Bear Market Definition
A bear market is a stock market decline greater than 20%. The Vanguard Total World Stock Market ETF (VT) has returned negative 21% year to date. The S&P 500 Index, a measure of U.S. stocks, has returned negative 22% year-to-date.
This is the eighth bear market for global stocks since 1987. They occur about every three years on average, although our previous one was only two years ago, back in 2020. Bear markets have lasted about one year on average, with an average decline of 30% as measured by the Dow Jones Industrial Average going back to 1901.
Comparing Bear Markets
I have lived as a professional investor, and then subsequently, I guess, as a professional podcaster, through five bear markets. The first that I remember as an investment advisor was the 2000–2002 bear market. This was the internet stock market bubble and crash, and growth stocks sold off significantly also.
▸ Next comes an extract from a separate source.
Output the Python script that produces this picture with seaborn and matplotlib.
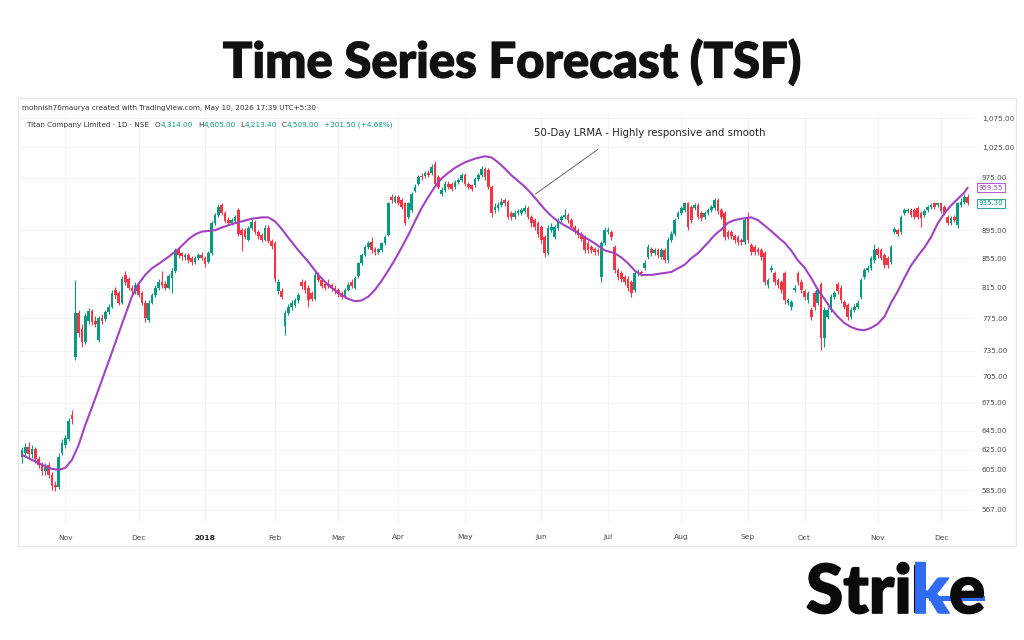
import numpy as np
import pandas as pd
import matplotlib
matplotlib.use("Agg")
import matplotlib.pyplot as plt
import matplotlib.patheffects as pe
import seaborn as sns
from matplotlib.ticker import FuncFormatter, NullLocator, FixedLocator
from matplotlib.patches import Rectangle
from matplotlib import font_manager

# ---------------- data ----------------
opens = [618,622,628,621,626,616,610,604,610,600,590,588,622,630,636,662,727,782,762,745,
         772,784,772,748,776,774,783,790,812,808,795,832,826,815,810,818,808,795,773,795,
         805,815,822,820,815,828,838,866,862,857,860,855,850,855,860,855,850,862,905,918,
         932,920,910,905,908,925,895,895,881,898,907,893,888,881,898,880,876,810,810,765,
         782,790,792,798,822,822,815,808,800,832,825,820,820,818,815,812,808,803,812,822,
         815,830,848,860,871,878,868,864,866,876,888,945,938,945,940,935,915,925,955,966,
         978,978,983,982,997,976,950,956,966,966,961,968,971,979,966,963,963,973,979,990,
         987,961,925,928,933,940,938,920,915,920,921,923,928,915,910,905,900,885,862,895,
         885,898,910,915,918,910,900,895,890,885,876,871,868,866,829,876,893,893,871,839,
         834,829,827,822,812,834,836,842,857,868,862,866,857,866,852,881,890,915,920,925,
         935,930,928,932,920,915,920,925,928,940,925,920,892,892,887,885,881,878,915,873,
         871,868,866,862,819,839,834,825,822,834,795,790,812,834,823,810,798,786,808,795,
         820,750,777,786,803,820,815,796,792,777,786,790,803,829,839,842,852,868,866,859,
         855,850,892,895,892,920,923,925,925,928,920,918,925,930,935,932,935,930,915,905,
         915,902,932,937,945]
highs = [628,632,633,630,628,619,613,612,613,603,594,622,636,640,658,667,825,786,768,782,
         788,787,778,778,780,786,793,812,816,810,830,838,829,818,822,820,811,798,798,808,
         818,826,838,824,833,842,870,869,864,863,862,858,858,862,864,858,865,908,920,934,
         936,923,914,913,918,928,898,898,901,912,910,896,891,903,902,883,879,826,814,785,
         793,798,801,808,826,825,818,811,836,836,828,823,826,821,818,815,811,815,822,826,
         830,850,863,874,880,885,871,870,878,888,938,950,948,948,943,937,938,952,965,980,
         982,986,987,998,1002,979,960,970,970,969,971,975,983,982,969,966,976,983,994,993,
         991,964,935,938,944,944,941,923,925,927,928,932,931,918,913,908,903,888,902,905,
         903,913,918,927,921,913,903,898,893,888,879,874,871,869,880,900,900,896,874,842,
         837,832,830,825,838,840,839,852,875,871,870,869,869,869,885,894,913,923,931,938,
         938,933,935,935,923,923,928,933,944,943,928,923,895,895,890,888,884,914,922,876,
         874,871,869,865,828,846,837,828,825,837,801,799,818,837,826,813,811,789,811,815,
         823,790,790,806,811,823,818,799,795,789,793,798,828,842,845,858,875,871,869,862,
         858,874,900,898,918,928,928,928,928,931,923,926,933,935,938,938,938,933,918,916,
         918,938,944,950,950]
lows = [612,618,617,617,612,607,600,600,597,585,584,586,620,627,634,652,724,752,740,743,
        768,766,764,745,768,772,780,788,800,792,793,818,812,806,807,802,792,770,770,793,
        803,812,815,812,813,808,835,856,853,852,849,846,847,852,852,843,848,860,902,915,
        917,905,902,902,905,886,865,882,879,896,890,883,878,879,877,868,822,806,800,754,
        779,786,789,795,813,808,790,797,798,822,814,812,815,810,807,803,800,801,810,814,
        813,828,845,858,868,862,860,861,864,873,886,936,935,932,927,902,912,922,952,963,
        972,975,976,979,962,957,946,953,958,955,958,965,968,962,957,954,960,970,976,972,
        957,915,920,924,930,931,911,910,912,917,918,920,911,900,895,885,876,857,860,892,
        882,895,907,912,906,896,889,884,879,862,862,862,860,860,822,873,890,881,835,825,
        823,818,811,803,809,831,830,839,854,858,859,856,854,848,849,878,887,912,917,922,
        896,906,925,911,909,912,917,922,925,919,911,881,882,883,877,874,874,875,877,860,
        860,860,853,818,815,836,818,815,808,794,792,786,809,818,808,799,795,773,786,792,
        736,740,774,783,800,807,795,787,773,774,783,787,800,826,836,839,849,856,852,842,
        842,847,889,887,889,917,920,915,912,912,900,915,922,927,927,929,920,917,902,902,
        907,899,929,934,932]
closes = [625,628,621,626,616,610,604,608,600,589,588,618,632,637,655,657,782,757,745,778,
          784,770,768,775,772,783,790,808,805,795,826,822,815,811,818,805,795,775,795,805,
          815,822,818,815,830,838,866,860,858,860,852,850,855,860,855,847,862,905,918,930,
          920,908,905,910,915,890,888,885,898,907,893,886,881,898,880,872,826,823,802,782,
          790,795,798,805,817,812,798,800,832,825,817,815,817,814,810,806,803,812,818,817,
          828,848,860,871,876,866,864,868,876,885,935,940,945,935,930,905,935,950,961,976,
          976,982,980,993,966,961,956,966,961,958,968,971,979,966,961,958,973,979,990,976,
          961,920,930,933,938,935,915,915,920,923,925,928,915,905,900,890,881,862,898,900,
          900,910,915,918,910,900,893,888,883,866,866,866,864,864,876,895,895,885,839,829,
          827,822,815,808,834,836,834,848,871,862,866,860,866,852,881,890,910,920,928,935,
          900,910,932,915,913,920,925,930,940,923,915,885,885,887,881,878,878,910,881,864,
          864,864,857,822,825,842,822,819,812,798,798,796,815,822,812,803,808,777,790,812,
          750,786,786,803,808,810,798,790,777,786,790,795,825,839,842,855,866,859,855,845,
          845,871,897,890,915,925,925,918,915,915,913,923,930,932,930,935,923,920,905,913,
          910,935,937,945,935.3]

month_labels = ["Nov", "Dec", "2018", "Feb", "Mar", "Apr", "May", "Jun", "Jul",
                "Aug", "Sep", "Oct", "Nov", "Dec"]
month_bars = [13, 35, 55, 76, 95, 113, 133, 156, 176, 198, 218, 235, 257, 276]
price_ticks = [567, 585, 605, 625, 645, 675, 705, 735, 775, 815, 855, 895, 975, 1025, 1075]

lrma_bars = [0, 3, 6, 9, 11, 13, 15, 17, 19, 21, 23, 25, 27, 29, 31, 33, 35, 37, 39, 41,
             44, 47, 50, 52, 54, 56, 58, 60, 63, 66, 69, 72, 74, 76, 78, 80, 83, 86, 89,
             92, 95, 98, 100, 102, 104, 106, 108, 110, 112, 114, 116, 118, 120, 122, 124,
             126, 128, 130, 133, 136, 139, 141, 143, 145, 147, 149, 151, 153, 155, 157,
             159, 161, 163, 166, 170, 172, 175, 178, 180, 182, 184, 186, 189, 192, 195,
             197, 199, 201, 203, 206, 208, 210, 212, 214, 216, 219, 221, 223, 225, 227,
             229, 231, 233, 235, 237, 239, 241, 243, 245, 247, 249, 251, 253, 255, 257,
             259, 261, 263, 265, 267, 269, 271, 273, 275, 277, 279, 281, 283, 284]
lrma_values = [620, 615, 610, 606, 605, 607, 615, 630, 651, 670, 690, 711, 733, 756, 779,
               803, 820, 832, 841, 847, 857, 868, 882, 889, 893, 894, 895, 899, 904, 908,
               912, 914, 914, 908, 897, 884, 866, 850, 832, 818, 808, 800, 797, 798, 803,
               812, 824, 838, 853, 870, 888, 908, 928, 945, 961, 974, 983, 991, 1000, 1006,
               1010, 1008, 1000, 990, 979, 970, 961, 950, 938, 926, 916, 908, 902, 894, 882,
               876, 866, 862, 856, 848, 838, 832, 832, 834, 836, 841, 846, 855, 862, 877,
               888, 896, 906, 910, 912, 914, 910, 902, 894, 885, 877, 866, 852, 842, 828,
               812, 800, 787, 777, 769, 764, 761, 760, 763, 768, 777, 795, 810, 828, 845,
               858, 870, 885, 905, 920, 932, 942, 952, 959.55]

title = "Time Series Forecast (TSF)"
watermark = "mohnish76maurya created with TradingView.com, May 10, 2026 17:39 UTC+5:30"
symbol = "Titan Company Limited · 1D · NSE"
ohlc_legend = [("O", "4,314.00"), ("H", "4,605.00"), ("L", "4,213.40"), ("C", "4,509.00")]
change_text = "+201.50 (+4.68%)"
note_text = "50-Day LRMA - Highly responsive and smooth"
logo_parts = ["Stri", "k", "e"]

# ---------------- style ----------------
UP = "#089981"
DOWN = "#f23645"
PURPLE = "#a142c2"
BLUE = "#2f6cf3"

sns.set_theme(style="white")
plt.rcParams["font.family"] = ["DejaVu Sans"]

def pick_font(cands):
    names = {f.name for f in font_manager.fontManager.ttflist}
    for c in cands:
        if c in names:
            return c
    return "DejaVu Sans"

HEAVY = pick_font(["Lato", "Inter", "Open Sans", "DejaVu Sans"])

W, H = 1024, 640
fig = plt.figure(figsize=(W / 100, H / 100), dpi=100)
fig.patch.set_facecolor("white")

# frame of the chart panel
fig.add_artist(Rectangle((18 / W, 1 - 546 / H), (1016 - 18) / W, (546 - 98) / H,
                         transform=fig.transFigure, fill=False, ec="#e4e6ea", lw=0.8))

ax = fig.add_axes([20 / W, 1 - 522 / H, 955 / W, 409 / H])
ax.set_facecolor("white")
for s in ax.spines.values():
    s.set_visible(False)

o = np.array(opens, float)
h = np.array(highs, float)
l = np.array(lows, float)
c = np.array(closes, float)
idx = np.arange(len(c))
cols = np.where(c >= o, UP, DOWN)

ax.set_yscale("log")
ax.vlines(idx, l, h, colors=cols, lw=0.8, zorder=2)
body_lo = np.minimum(o, c)
body_hi = np.maximum(o, c)
body_hi = np.maximum(body_hi, body_lo * 1.002)
ax.bar(idx, body_hi - body_lo, bottom=body_lo, width=0.8, color=cols,
       edgecolor="none", zorder=3)

df = pd.DataFrame({"bar": lrma_bars, "value": lrma_values})
sns.lineplot(data=df, x="bar", y="value", ax=ax, color=PURPLE, lw=1.5, zorder=4)

ax.set_xlim(-0.6, 286.2)
ax.set_ylim(555.6, 1084)
ax.set_xlabel("")
ax.set_ylabel("")

ax.yaxis.set_major_locator(FixedLocator(price_ticks))
ax.yaxis.set_minor_locator(NullLocator())
ax.yaxis.set_major_formatter(FuncFormatter(lambda v, p: f"{v:,.2f}"))
ax.yaxis.tick_right()
ax.tick_params(axis="y", length=0, labelsize=5.2, labelcolor="#4a4a4a", pad=5)

ax.set_xticks(month_bars)
ax.set_xticklabels(month_labels)
ax.tick_params(axis="x", length=0, labelsize=5.4, labelcolor="#4a4a4a", pad=9)
for t in ax.get_xticklabels():
    if t.get_text() == "2018":
        t.set_fontweight("bold")
        t.set_color("#222222")

ax.grid(True, color="#f0f2f6", lw=0.7, zorder=0)

# last value boxes
ytr = ax.get_yaxis_transform()
ax.text(1.004, lrma_values[-1], f"{lrma_values[-1]:.2f}", transform=ytr, fontsize=5.0,
        color=PURPLE, va="center", ha="left",
        bbox=dict(boxstyle="square,pad=0.25", fc="white", ec=PURPLE, lw=0.6))
ax.text(1.004, closes[-1], f"{closes[-1]:.2f}", transform=ytr, fontsize=5.0,
        color=UP, va="center", ha="left",
        bbox=dict(boxstyle="square,pad=0.25", fc="white", ec=UP, lw=0.6))

# annotation
anchor_bar = 153.5
anchor_val = float(np.interp(anchor_bar, lrma_bars, lrma_values))
ax.annotate("", xy=(anchor_bar, anchor_val), xytext=(173.6, 1024),
            arrowprops=dict(arrowstyle="-", color="#666666", lw=0.7), zorder=5)
ax.text(188.6, 1049, note_text, ha="center", va="center", fontsize=7.3, color="#222222")

# header texts
fig.text(22 / W, 1 - 108 / H, watermark, fontsize=5.2, color="#333333", va="center")
sym = fig.text(27 / W, 1 - 125 / H, symbol, fontsize=5.2, color="#333333", va="center")
fig.canvas.draw()
renderer = fig.canvas.get_renderer()

def place_after(prev_artist, s, color, dx=3):
    bb = prev_artist.get_window_extent(renderer)
    t = fig.text((bb.x1 + dx) / W, 1 - 125 / H, s, fontsize=5.2, color=color, va="center")
    fig.canvas.draw()
    return t

last = sym
for i, (letter, val) in enumerate(ohlc_legend):
    last = place_after(last, letter, "#333333", dx=6 if i == 0 else 5)
    last = place_after(last, val, UP, dx=0)
last = place_after(last, change_text, UP, dx=5)

# title (fit to reference width)
tt = fig.text(0.5, 1 - 62 / H, title, ha="center", va="center", fontsize=30,
              fontweight="black", family=[HEAVY, "DejaVu Sans"], color="#111111",
              path_effects=[pe.withStroke(linewidth=0.9, foreground="#111111")])
fig.canvas.draw()
bb = tt.get_window_extent(renderer)
tt.set_fontsize(30 * 578 / bb.width)

# logo "Strike"
fs = 40
stroke = [pe.withStroke(linewidth=1.2, foreground="#0a0a0a")]
s1 = fig.text(806 / W, 1 - 613 / H, logo_parts[0], fontsize=fs, fontweight="black",
              family=[HEAVY, "DejaVu Sans"], color="#0a0a0a", va="baseline",
              path_effects=stroke)
s2 = fig.text(0, 1 - 613 / H, logo_parts[1], fontsize=fs, fontweight="black",
              family=[HEAVY, "DejaVu Sans"], color=BLUE, va="baseline",
              path_effects=[pe.withStroke(linewidth=1.2, foreground=BLUE)])
s3 = fig.text(0, 1 - 613 / H, logo_parts[2], fontsize=fs, fontweight="black",
              family=[HEAVY, "DejaVu Sans"], color="#0a0a0a", va="baseline",
              path_effects=stroke)

def layout_logo():
    fig.canvas.draw()
    b1 = s1.get_window_extent(renderer)
    s2.set_x(b1.x1 / W)
    fig.canvas.draw()
    b2 = s2.get_window_extent(renderer)
    s3.set_x(b2.x1 / W)
    fig.canvas.draw()
    return b1, b2, s3.get_window_extent(renderer)

b1, b2, b3 = layout_logo()
scale = 179 / (b3.x1 - b1.x0)
for s in (s1, s2, s3):
    s.set_fontsize(fs * scale)
b1, b2, b3 = layout_logo()

kw = b2.width
base_y = 640 - 613
fig.add_artist(Rectangle(((b2.x0 + 0.06 * kw) / W, base_y / H), 0.31 * kw / W, 48 / H,
                         transform=fig.transFigure, fc="#0a0a0a", ec="none"))
fig.add_artist(Rectangle(((b2.x0 + 0.45 * kw) / W, (base_y + 12) / H),
                         (b3.x1 - (b2.x0 + 0.45 * kw)) / W, 5 / H,
                         transform=fig.transFigure, fc=BLUE, ec="none"))

fig.savefig("out.png", dpi=100, facecolor="white")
But I remember this bear market because value stocks held up much better, and most of our clients by then had rebalanced at least back to value, if not had a value tilt. Other asset classes like equity REITs did well during that bear market, and we survived.
The 2007 to early 2009 bear market was much, much worse. Everything sold off, both growth and value. We saw 60% declines for stocks. It felt awful. Most of my personal wealth at that time, at least my publicly traded portfolio, was in cash. That’s not something I do anymore.
But at the time, it was easier to do, because I had less wealth. And I had seen the debt bubble, the housing bubble, and I took a big risk and moved everything to cash, and it worked out. I had no idea it would be that severe.
Most of our clients that had diversified portfolios—their portfolios sold off overall around 25% for that bear market. But then they did incredibly well as we positioned for the recovery.
The 2011 bear market was for global stocks, but the U.S. didn’t actually reach an official bear market level. But it was short, only about five months.
But those five months felt bad. And it was during those five months that I decided to leave the investment business. I was just tired of managing assets and the risk of navigating bear markets and bull markets.